- _WRITTEN PROBLEM_:
Spot each line in the records below where the word "that" occurs, then copy it.
** start of DATA FOR PROCESSING **
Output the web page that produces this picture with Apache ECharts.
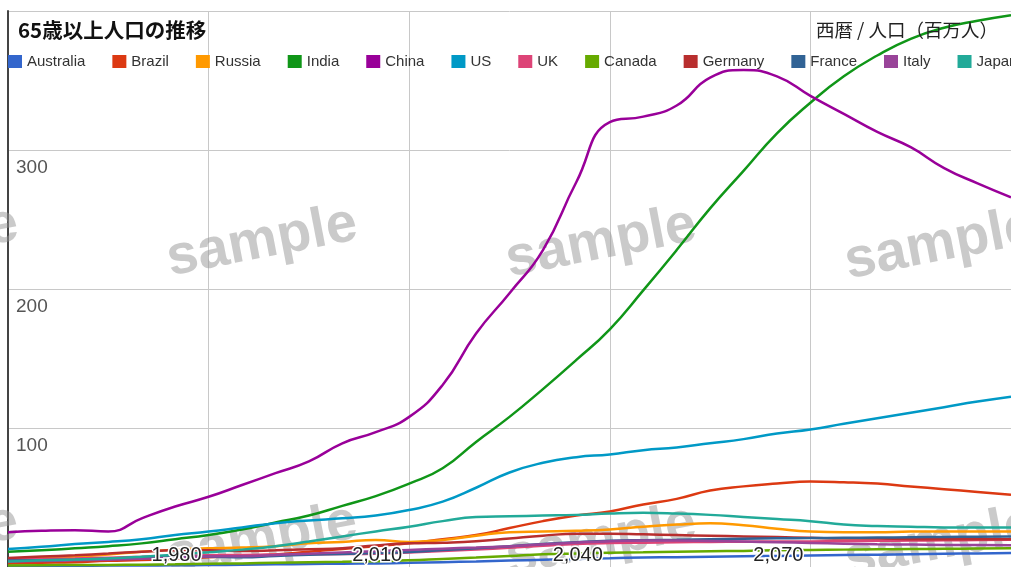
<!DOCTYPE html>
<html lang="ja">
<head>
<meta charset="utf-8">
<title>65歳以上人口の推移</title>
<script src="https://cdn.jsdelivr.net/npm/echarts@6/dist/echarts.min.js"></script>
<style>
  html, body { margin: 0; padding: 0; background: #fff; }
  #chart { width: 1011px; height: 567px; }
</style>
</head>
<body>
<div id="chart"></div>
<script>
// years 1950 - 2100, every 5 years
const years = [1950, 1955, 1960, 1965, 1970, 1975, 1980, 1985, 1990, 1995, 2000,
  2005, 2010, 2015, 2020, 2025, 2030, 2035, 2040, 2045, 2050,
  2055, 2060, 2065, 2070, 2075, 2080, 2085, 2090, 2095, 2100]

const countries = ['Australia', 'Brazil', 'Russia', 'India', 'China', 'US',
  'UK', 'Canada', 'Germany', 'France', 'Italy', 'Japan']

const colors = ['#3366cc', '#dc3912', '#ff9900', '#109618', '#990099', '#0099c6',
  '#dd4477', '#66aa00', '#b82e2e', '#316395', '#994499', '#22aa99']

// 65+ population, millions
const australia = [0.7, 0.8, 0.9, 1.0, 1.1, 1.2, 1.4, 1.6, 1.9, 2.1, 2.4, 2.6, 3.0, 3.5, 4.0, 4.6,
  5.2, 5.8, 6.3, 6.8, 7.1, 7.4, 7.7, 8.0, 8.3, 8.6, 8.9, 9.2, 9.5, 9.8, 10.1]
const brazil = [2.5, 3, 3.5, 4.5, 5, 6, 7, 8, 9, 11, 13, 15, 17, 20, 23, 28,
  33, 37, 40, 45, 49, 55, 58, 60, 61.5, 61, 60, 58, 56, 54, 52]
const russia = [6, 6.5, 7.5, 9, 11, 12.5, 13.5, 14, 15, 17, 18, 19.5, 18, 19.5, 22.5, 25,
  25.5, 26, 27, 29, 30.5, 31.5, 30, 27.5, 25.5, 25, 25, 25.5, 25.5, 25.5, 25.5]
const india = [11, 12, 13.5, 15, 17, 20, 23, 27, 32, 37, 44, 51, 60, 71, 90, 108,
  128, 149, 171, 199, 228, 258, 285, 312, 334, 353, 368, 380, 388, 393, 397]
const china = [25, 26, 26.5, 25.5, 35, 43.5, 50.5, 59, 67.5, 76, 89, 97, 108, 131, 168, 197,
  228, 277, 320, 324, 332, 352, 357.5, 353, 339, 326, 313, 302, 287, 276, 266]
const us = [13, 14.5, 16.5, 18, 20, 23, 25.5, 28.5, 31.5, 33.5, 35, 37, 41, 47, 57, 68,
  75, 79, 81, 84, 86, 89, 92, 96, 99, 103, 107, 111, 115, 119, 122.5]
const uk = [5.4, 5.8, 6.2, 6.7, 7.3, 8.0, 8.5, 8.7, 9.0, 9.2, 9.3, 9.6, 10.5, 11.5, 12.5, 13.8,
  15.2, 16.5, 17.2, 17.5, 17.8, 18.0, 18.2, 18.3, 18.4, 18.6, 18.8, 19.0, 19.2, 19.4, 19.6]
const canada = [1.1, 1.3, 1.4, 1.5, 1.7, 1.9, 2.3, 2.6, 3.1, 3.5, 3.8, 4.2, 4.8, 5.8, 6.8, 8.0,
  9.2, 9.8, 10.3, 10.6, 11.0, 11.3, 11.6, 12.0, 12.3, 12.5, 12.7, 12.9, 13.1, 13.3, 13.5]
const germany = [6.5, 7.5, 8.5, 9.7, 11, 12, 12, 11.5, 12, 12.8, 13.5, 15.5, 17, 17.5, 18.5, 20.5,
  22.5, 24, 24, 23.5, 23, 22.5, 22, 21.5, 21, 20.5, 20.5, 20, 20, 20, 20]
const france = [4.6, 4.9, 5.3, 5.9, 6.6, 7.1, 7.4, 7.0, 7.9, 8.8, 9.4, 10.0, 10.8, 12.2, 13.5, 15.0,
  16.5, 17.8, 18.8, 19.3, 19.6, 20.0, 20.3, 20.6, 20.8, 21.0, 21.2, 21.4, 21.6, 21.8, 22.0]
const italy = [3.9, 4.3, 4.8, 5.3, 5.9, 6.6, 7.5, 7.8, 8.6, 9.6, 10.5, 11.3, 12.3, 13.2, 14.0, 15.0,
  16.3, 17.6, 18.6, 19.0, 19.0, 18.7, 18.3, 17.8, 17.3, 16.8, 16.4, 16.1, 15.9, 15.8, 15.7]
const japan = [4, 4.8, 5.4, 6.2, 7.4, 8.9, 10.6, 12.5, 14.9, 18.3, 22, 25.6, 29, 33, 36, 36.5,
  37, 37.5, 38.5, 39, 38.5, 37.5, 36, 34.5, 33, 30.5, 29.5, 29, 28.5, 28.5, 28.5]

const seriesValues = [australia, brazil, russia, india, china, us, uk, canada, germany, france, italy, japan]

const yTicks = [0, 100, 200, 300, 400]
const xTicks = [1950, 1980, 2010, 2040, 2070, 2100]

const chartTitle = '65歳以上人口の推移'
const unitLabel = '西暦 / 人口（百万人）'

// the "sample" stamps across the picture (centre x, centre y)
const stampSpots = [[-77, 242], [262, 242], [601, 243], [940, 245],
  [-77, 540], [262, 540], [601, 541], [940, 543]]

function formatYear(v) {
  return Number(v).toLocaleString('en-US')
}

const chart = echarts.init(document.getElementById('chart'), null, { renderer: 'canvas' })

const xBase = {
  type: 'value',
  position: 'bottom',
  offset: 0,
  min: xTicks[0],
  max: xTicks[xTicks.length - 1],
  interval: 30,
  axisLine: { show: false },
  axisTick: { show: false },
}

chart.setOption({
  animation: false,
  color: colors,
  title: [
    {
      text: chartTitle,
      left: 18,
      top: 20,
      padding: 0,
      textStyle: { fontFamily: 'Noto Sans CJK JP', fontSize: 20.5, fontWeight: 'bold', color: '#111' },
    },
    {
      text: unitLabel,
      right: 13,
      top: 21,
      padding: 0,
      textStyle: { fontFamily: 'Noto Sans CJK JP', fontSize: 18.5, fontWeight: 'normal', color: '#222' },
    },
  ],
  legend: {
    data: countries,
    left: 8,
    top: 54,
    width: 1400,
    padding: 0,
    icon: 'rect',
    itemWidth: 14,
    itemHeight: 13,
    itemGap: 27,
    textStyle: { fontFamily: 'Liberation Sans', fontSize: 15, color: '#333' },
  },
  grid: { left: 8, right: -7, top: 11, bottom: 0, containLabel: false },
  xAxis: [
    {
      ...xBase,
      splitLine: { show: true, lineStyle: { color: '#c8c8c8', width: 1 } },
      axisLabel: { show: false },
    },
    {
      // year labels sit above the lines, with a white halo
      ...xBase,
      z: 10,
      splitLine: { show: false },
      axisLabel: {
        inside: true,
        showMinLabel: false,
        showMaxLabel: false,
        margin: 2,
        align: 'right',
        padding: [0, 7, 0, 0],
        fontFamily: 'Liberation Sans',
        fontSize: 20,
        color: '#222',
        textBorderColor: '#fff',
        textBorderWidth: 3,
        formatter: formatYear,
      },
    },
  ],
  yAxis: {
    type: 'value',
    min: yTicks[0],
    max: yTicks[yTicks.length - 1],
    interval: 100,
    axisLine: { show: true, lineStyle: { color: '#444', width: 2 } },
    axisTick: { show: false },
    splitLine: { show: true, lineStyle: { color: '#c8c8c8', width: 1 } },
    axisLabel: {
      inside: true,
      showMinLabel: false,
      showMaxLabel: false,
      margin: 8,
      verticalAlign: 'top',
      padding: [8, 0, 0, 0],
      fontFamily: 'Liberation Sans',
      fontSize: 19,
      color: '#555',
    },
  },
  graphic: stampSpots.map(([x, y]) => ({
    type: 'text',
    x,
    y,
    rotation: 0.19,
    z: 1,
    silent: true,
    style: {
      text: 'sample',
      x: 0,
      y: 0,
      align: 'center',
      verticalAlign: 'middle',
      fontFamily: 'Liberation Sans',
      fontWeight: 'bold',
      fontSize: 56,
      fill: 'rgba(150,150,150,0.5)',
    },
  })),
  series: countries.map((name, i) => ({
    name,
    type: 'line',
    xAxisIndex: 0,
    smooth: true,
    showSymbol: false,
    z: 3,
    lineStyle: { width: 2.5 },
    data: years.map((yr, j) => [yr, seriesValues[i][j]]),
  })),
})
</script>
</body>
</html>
** end of DATA FOR PROCESSING **
** start of DATA FOR PROCESSING **
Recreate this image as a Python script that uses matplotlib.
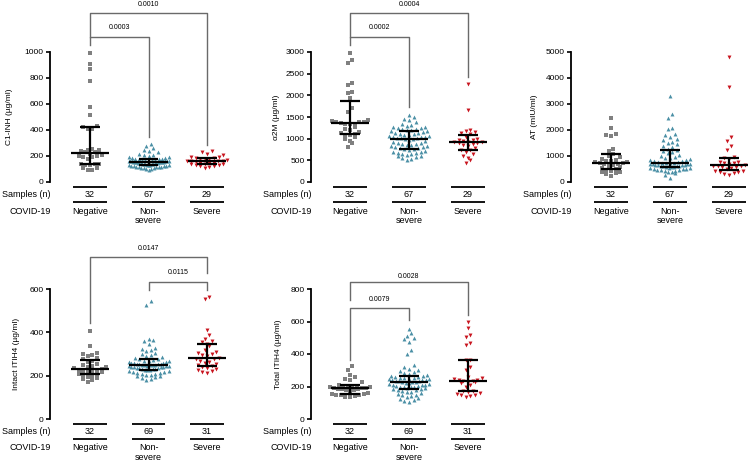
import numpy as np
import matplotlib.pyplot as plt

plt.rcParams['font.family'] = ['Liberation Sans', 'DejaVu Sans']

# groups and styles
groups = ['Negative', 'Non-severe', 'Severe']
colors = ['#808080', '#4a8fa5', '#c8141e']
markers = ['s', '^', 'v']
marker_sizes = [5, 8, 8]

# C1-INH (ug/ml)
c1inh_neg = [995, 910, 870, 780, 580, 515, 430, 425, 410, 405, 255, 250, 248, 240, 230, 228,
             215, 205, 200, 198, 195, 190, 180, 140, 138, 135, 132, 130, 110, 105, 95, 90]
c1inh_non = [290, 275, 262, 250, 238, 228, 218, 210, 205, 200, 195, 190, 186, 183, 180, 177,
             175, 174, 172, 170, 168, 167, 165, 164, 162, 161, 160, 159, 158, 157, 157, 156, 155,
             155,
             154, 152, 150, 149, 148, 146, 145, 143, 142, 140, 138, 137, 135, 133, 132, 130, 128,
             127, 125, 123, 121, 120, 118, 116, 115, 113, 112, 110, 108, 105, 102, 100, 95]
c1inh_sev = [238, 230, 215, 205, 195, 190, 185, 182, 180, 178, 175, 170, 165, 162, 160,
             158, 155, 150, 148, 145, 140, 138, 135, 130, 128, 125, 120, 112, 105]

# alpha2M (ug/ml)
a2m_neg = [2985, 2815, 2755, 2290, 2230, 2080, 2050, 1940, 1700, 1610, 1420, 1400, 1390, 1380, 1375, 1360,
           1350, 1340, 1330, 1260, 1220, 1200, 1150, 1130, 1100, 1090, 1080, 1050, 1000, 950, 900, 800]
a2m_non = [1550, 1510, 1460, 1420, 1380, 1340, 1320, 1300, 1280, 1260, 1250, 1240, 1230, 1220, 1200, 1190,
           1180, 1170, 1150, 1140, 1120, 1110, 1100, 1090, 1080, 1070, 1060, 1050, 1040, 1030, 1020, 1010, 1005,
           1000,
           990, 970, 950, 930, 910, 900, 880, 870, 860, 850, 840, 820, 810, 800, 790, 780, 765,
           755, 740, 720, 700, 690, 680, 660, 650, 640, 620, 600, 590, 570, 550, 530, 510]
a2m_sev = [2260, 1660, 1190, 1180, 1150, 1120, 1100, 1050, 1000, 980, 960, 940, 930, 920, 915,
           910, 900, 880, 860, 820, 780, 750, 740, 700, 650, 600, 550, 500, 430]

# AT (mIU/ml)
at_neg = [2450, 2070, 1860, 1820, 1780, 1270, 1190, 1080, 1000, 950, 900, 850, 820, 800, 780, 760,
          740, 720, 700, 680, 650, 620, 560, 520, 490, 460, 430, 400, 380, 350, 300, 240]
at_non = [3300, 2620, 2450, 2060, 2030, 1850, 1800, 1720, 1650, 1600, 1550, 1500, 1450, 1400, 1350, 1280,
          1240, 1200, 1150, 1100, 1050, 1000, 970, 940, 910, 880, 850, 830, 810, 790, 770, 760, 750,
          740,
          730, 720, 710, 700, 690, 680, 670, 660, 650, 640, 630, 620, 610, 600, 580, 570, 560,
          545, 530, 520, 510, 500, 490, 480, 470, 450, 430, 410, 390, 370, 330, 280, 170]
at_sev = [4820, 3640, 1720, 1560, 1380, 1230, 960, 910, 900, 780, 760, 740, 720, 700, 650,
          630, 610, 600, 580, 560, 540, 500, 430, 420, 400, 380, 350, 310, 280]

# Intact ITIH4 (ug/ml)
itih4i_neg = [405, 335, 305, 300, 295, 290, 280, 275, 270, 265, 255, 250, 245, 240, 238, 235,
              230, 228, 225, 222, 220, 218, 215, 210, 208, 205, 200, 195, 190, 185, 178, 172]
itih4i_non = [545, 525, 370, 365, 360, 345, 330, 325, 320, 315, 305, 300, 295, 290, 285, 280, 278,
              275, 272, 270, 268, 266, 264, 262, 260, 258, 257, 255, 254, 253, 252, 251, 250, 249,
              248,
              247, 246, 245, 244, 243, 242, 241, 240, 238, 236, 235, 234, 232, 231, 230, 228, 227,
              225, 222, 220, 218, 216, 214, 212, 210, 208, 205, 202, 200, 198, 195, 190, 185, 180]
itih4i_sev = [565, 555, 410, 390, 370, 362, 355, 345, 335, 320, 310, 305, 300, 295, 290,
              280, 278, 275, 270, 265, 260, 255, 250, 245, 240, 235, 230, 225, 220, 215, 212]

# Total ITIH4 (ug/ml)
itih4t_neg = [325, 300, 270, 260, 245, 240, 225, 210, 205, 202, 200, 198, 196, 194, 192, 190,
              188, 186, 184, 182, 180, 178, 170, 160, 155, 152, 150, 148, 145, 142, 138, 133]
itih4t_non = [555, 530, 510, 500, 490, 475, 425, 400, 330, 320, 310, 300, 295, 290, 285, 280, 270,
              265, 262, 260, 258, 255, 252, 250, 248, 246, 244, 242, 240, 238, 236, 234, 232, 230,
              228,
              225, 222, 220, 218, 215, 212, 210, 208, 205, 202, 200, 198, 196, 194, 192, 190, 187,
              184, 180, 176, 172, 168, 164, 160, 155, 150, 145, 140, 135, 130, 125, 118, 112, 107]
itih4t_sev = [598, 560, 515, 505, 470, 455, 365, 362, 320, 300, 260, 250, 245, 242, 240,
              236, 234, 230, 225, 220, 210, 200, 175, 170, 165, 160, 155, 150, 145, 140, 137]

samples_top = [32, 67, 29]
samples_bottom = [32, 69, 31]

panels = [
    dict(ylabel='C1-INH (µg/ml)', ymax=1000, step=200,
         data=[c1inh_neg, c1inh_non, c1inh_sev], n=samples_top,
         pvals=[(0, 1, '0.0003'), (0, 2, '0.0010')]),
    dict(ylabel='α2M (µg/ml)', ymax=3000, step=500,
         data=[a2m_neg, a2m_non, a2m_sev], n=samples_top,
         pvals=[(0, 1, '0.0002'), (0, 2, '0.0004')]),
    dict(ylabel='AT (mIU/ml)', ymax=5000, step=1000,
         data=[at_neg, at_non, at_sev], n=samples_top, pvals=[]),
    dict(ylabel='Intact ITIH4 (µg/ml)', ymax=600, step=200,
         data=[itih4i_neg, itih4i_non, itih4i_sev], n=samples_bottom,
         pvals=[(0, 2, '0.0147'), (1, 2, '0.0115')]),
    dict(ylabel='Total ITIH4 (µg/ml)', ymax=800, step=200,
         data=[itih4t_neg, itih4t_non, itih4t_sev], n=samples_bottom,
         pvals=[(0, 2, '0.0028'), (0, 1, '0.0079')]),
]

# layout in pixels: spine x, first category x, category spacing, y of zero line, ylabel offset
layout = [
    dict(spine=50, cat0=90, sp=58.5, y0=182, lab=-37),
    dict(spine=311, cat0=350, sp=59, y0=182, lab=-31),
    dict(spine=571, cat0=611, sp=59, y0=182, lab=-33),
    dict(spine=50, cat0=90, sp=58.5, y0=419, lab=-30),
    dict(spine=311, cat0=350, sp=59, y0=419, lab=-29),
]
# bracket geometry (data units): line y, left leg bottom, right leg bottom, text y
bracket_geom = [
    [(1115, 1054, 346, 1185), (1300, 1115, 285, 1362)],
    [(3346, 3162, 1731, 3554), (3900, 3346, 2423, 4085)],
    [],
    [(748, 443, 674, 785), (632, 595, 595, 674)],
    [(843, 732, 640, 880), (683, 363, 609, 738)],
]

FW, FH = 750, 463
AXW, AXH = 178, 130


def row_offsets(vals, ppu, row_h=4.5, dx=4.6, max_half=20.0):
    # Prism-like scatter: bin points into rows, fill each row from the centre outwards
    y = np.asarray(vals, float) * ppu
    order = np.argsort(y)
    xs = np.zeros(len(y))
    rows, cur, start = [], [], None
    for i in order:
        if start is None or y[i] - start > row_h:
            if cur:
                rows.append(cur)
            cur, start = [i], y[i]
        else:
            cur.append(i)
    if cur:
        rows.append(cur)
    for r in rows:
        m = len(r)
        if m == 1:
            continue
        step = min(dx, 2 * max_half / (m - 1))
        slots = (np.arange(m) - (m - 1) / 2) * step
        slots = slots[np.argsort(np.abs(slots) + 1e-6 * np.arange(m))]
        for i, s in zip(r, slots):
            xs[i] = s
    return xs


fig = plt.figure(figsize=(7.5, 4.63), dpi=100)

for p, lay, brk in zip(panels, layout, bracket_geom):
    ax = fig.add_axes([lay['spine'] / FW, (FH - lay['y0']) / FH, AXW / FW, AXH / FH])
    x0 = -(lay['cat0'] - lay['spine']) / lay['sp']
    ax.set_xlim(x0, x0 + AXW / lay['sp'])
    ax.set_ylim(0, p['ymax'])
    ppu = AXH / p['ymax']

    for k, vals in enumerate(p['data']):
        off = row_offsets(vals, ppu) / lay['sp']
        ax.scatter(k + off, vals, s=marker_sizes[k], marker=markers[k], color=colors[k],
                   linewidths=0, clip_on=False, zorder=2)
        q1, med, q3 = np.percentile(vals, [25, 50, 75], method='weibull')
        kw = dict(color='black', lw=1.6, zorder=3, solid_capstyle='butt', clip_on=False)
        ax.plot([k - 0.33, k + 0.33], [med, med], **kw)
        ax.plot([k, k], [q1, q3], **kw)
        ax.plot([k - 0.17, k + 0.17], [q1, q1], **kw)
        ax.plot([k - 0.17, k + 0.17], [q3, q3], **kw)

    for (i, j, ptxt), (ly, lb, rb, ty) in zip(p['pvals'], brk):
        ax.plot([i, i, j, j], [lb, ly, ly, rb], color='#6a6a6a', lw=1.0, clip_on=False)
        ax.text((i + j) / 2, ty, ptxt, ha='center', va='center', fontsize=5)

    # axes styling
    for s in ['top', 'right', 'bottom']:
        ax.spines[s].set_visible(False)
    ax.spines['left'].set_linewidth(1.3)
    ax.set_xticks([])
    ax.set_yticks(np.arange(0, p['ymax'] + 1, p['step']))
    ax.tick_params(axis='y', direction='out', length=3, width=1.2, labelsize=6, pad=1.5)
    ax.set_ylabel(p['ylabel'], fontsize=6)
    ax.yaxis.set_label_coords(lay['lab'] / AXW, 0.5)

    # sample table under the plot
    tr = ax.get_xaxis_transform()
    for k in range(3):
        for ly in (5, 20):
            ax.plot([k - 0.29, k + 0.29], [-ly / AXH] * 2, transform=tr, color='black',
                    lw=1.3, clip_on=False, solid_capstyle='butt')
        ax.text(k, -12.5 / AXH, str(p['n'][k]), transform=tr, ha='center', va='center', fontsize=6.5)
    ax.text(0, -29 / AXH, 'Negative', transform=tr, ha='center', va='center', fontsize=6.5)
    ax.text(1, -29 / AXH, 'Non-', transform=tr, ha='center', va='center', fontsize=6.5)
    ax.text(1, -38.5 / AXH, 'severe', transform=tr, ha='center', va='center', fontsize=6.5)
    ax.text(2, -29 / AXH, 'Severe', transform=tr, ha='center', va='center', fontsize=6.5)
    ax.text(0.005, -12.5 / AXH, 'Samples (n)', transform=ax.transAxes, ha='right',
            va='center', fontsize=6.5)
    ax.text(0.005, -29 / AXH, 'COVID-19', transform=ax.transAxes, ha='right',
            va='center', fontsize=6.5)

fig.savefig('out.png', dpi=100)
** end of DATA FOR PROCESSING **
- _FULL SOLUTION_:
Output the web page that produces this picture with Apache ECharts.
Recreate this image as a Python script that uses matplotlib.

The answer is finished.